On July 22 Holmes and more than a dozen Canadian pilgrims were on their way to the West Bank and the Hamas-controlled city of Hebron. The group intended to “visit the holy sites and the holy people” and they weren’t going to let the escalating war in Gaza between Hamas and Israel’s army stop them.
As of the morning of their departure, 550 Gazans, mostly civilians, had been killed in Israel’s Operation Protective Edge. On the other side, 25 Israeli soldiers and two civilians were dead.
The Basilian priest and full-time volunteer for Christian Peacemaker Teams — an ecumenical organization which brings a philosophy of non-violence directly into wars and near-wars around the world — has been travelling to Palestine since 2000, advocating for non-violent resistance to Israeli occupation. But he has also been on the ground during wars in Iraq, Kurdistan, Colombia and Congo. In Canada he visits First Nations communities that are demanding treaty rights and sovereignty over traditional territory.
From street protests to letter writing, Holmes has been a consistent advocate for peace and non-violence. This year that body of work resulted in the Pax Christi Teacher of Peace award from Pax Christi Toronto.
“I can talk with a little bit of authority because I’ve been there,” said Holmes.
In Canada Holmes brings his message of non-violence and siding with the oppressed to schools, parishes and conferences of all kinds.
Holmes wants Canadians to understand the Israeli-Palestinian conflict from the point of view of Palestinians who have lost olive groves, water and even access to their own land to Israeli settlements.
“Hamas, well they’re not one of my favourite groups of people,” said Holmes. “But international law allows an occupied people to fight back. If a military takes over your territory, international law gives the people the right to fight back. Being a Gospel peacemaker, I don’t believe in violence as the best way to fight back.”
Israel’s response to the thousands of missiles launched from Gaza at Israeli towns and cities and the dozens of tunnels Hamas fighters have built under the border is out of proportion to the real threat to Israeli citizens, said Holmes.
“Nobody should fire rockets at civilians,” he said. “But there’s no balance here. It’s way out of whack.”
According to the Israeli Defence Forces, as of July 22 Gaza fighters had launched 2,040 missiles at Israel in the previous two weeks, an average of 145 per day. Also as of July 22, Israeli forces had uncovered 23 separate tunnel systems leading into Israel, with 66 points of entry within Gaza.
The expanding settlements and the absence of any real commitment to a peace plan in Israel has built up frustration among Palestinians, said Holmes.
“Every time I’ve gone to Israel and then come back, it has gotten worse,” he said. “From one point of view it’s really discouraging because it has not gotten better. They (Israeli settlers) are taking more land, building more settlements, pushing more people off (their land), taking more resources, putting in more checkpoints. But what is happening is a rising awareness on the international level. Many more people are becoming aware of what’s happening there.”

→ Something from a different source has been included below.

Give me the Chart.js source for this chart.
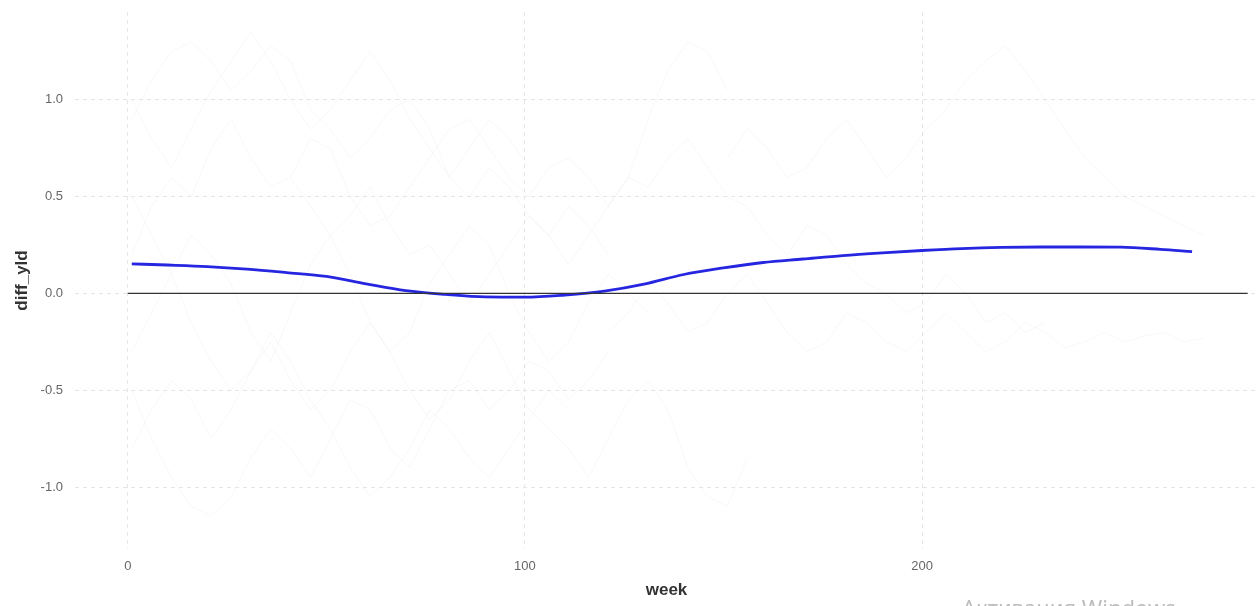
<!DOCTYPE html>
<html>
<head>
<meta charset="utf-8">
<script src="https://cdn.jsdelivr.net/npm/chart.js@4/dist/chart.umd.min.js"></script>
<style>
  html, body { margin: 0; padding: 0; background: #fff; overflow: hidden; }
  #wrap { position: relative; width: 1258px; height: 606px; overflow: hidden; }
  #note { position: absolute; left: 962px; top: 596px; font: 22px/1 "Noto Sans", sans-serif;
          color: #bdbdbd; white-space: nowrap; }
</style>
</head>
<body>
<div id="wrap">
  <canvas id="c" width="1258" height="606"></canvas>
  <div id="note">Активация Windows</div>
</div>
<script>
// Axis ticks
const xTicks = [0, 100, 200];
const yTicks = [-1.0, -0.5, 0.0, 0.5, 1.0];

// Smoothed trend of diff_yld by week
const trendWeeks  = [1, 10, 20, 30, 40, 50, 60, 70, 80, 90, 100, 110, 120, 130, 140,
                     150, 160, 170, 180, 190, 200, 210, 220, 230, 240, 250, 260, 268];
const trendValues = [0.153, 0.147, 0.139, 0.126, 0.108, 0.088, 0.05, 0.015, -0.005, -0.018,
                     -0.019, -0.008, 0.012, 0.048, 0.098, 0.132, 0.16, 0.178, 0.196, 0.21,
                     0.222, 0.232, 0.238, 0.24, 0.24, 0.239, 0.228, 0.216];

// Reference line at zero
const zeroWeeks = [0, 282];
const zeroValues = [0, 0];

// Individual diff_yld paths, sampled every 5 weeks from their first week
const pathStep = 5;
const pathA = { start: 1, values: [0.9,1.1,1.25,1.3,1.2,1.05,1.15,1.28,1.2,0.95,0.85,0.7,0.8,0.95,1.0,0.85,0.6,0.5,0.65,0.55,0.4,0.3,0.45,0.35,0.2] };
const pathB = { start: 1, values: [0.2,0.45,0.6,0.5,0.75,0.9,0.7,0.55,0.6,0.8,0.75,0.5,0.35,0.4,0.55,0.7,0.85,0.9,0.75,0.6,0.5,0.65,0.7,0.6,0.45,0.6,0.9,1.15,1.3,1.25,1.05] };
const pathC = { start: 1, values: [-0.3,-0.1,0.1,0.3,0.2,0.05,-0.2,-0.35,-0.1,0.15,0.3,0.1,-0.15,-0.3,-0.2,0.05,0.2,0.35,0.25,0.0,-0.2,-0.35,-0.25,-0.05,0.1,0.0,-0.1] };
const pathD = { start: 1, values: [-0.5,-0.75,-0.95,-1.1,-1.15,-1.05,-0.85,-0.7,-0.8,-0.95,-0.75,-0.55,-0.6,-0.8,-0.9,-0.7,-0.5,-0.45,-0.6,-0.5,-0.35,-0.4,-0.55,-0.45,-0.3] };
const pathE = { start: 1, values: [0.5,0.3,0.1,-0.15,-0.35,-0.5,-0.4,-0.25,-0.45,-0.6,-0.5,-0.3,-0.15,-0.3,-0.5,-0.65,-0.55,-0.35,-0.2,-0.4,-0.6,-0.7,-0.8,-0.95,-0.75,-0.55,-0.45,-0.6,-0.9,-1.05,-1.1,-0.85] };
const pathF = { start: 41, values: [0.6,0.45,0.3,0.4,0.55,0.35,0.2,0.25,0.1,-0.05,0.1,0.25,0.4,0.3,0.15,0.3,0.45,0.6,0.55,0.7,0.8,0.65,0.5,0.45,0.3,0.2,0.35,0.3,0.15,0.05,0.0,-0.1,-0.05,0.1,0.0,-0.15,-0.1,-0.2,-0.15] };
const pathG = { start: 151, values: [0.7,0.85,0.75,0.6,0.65,0.8,0.9,0.75,0.6,0.7,0.85,0.95,1.1,1.2,1.28,1.15,1.0,0.85,0.7,0.6,0.5,0.45,0.4,0.35,0.3] };
const pathH = { start: 121, values: [-0.2,-0.1,0.05,-0.05,-0.2,-0.15,0.0,0.1,-0.05,-0.2,-0.3,-0.25,-0.1,-0.15,-0.25,-0.3,-0.2,-0.1,-0.2,-0.3,-0.25,-0.15,-0.2,-0.28,-0.25,-0.2,-0.25,-0.22,-0.2,-0.25,-0.23] };
const pathI = { start: 1, values: [1.0,0.8,0.65,0.85,1.05,1.2,1.35,1.2,1.0,0.85,0.95,1.1,1.25,1.1,0.9,0.75,0.6,0.75,0.9,0.8,0.65] };
const pathJ = { start: 1, values: [-0.8,-0.6,-0.45,-0.55,-0.75,-0.6,-0.4,-0.2,-0.35,-0.55,-0.7,-0.9,-1.05,-0.95,-0.8,-0.6,-0.7,-0.85,-0.95,-0.8,-0.65,-0.5,-0.6] };
const paths = [pathA, pathB, pathC, pathD, pathE, pathF, pathG, pathH, pathI, pathJ];

const pair = (xs, ys) => xs.map((x, i) => ({ x, y: ys[i] }));
const pathPoints = p => p.values.map((v, i) => ({ x: p.start + i * pathStep, y: v }));

const datasets = paths.map(p => ({
  data: pathPoints(p),
  borderColor: 'rgba(110,110,110,0.05)',
  borderWidth: 1,
  pointRadius: 0,
  tension: 0
}));
datasets.push({
  data: pair(zeroWeeks, zeroValues),
  borderColor: '#333333',
  borderWidth: 1.2,
  pointRadius: 0
});
datasets.push({
  data: pair(trendWeeks, trendValues),
  borderColor: '#2626e0',
  borderWidth: 2.8,
  pointRadius: 0,
  cubicInterpolationMode: 'monotone'
});

const tickFont = { family: '"Liberation Sans", Arial, sans-serif', size: 13 };
const titleFont = { family: '"Liberation Sans", Arial, sans-serif', size: 17, weight: 'bold' };

// Fixed axis band sizes; tick labels may overhang the plot edges
const fitX = s => { s.height = 57; s.paddingLeft = 0; s.paddingRight = 0; };
const fitY = s => { s.width = 75; s.paddingTop = 0; s.paddingBottom = 0; };

new Chart(document.getElementById('c'), {
  type: 'line',
  data: { datasets },
  options: {
    responsive: false,
    animation: false,
    layout: { padding: { top: 12, right: 0, left: 0, bottom: 0 } },
    plugins: { legend: { display: false }, tooltip: { enabled: false } },
    scales: {
      x: {
        type: 'linear',
        min: -13.3,
        max: 284.6,
        afterBuildTicks: s => { s.ticks = xTicks.map(v => ({ value: v })); },
        afterFit: fitX,
        ticks: { font: tickFont, color: '#666666', padding: 10, maxRotation: 0 },
        grid: { color: '#e6e6e6', lineWidth: 1, drawTicks: false },
        border: { display: false, dash: [4, 4] },
        title: { display: true, text: 'week', font: titleFont, color: '#333333', padding: { top: 0, bottom: 5 } }
      },
      y: {
        min: -1.32,
        max: 1.454,
        afterBuildTicks: s => { s.ticks = yTicks.map(v => ({ value: v })); },
        afterFit: fitY,
        ticks: { font: tickFont, color: '#666666', padding: 12, callback: v => v.toFixed(1) },
        grid: { color: '#e6e6e6', lineWidth: 1, drawTicks: false },
        border: { display: false, dash: [4, 4] },
        title: { display: true, text: 'diff_yld', font: titleFont, color: '#333333', padding: { top: 12, bottom: 0 } }
      }
    }
  }
});
</script>
</body>
</html>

Holmes advocates for boycotts, divestment and sanctions. He believes international pressure, especially financial pressure on corporations doing business in the West Bank and Gaza with Israeli backing, is more likely to bring peace than missiles, tunnels and assassination squads.
But Holmes has no hope for a two-state solution. Unlike the Vatican and the Latin Patriarchate in Jerusalem, Holmes envisions a single country with an Arab majority and a Jewish minority.
“We’re not choosing sides. We’re standing with the oppressed,” he said. “We’re standing with people living under military occupation, who are being walled in, who are being pushed off their land. Every settlement is expanding and the army is making it possible to do that. People are being pushed into the cities and the cities are being walled off.”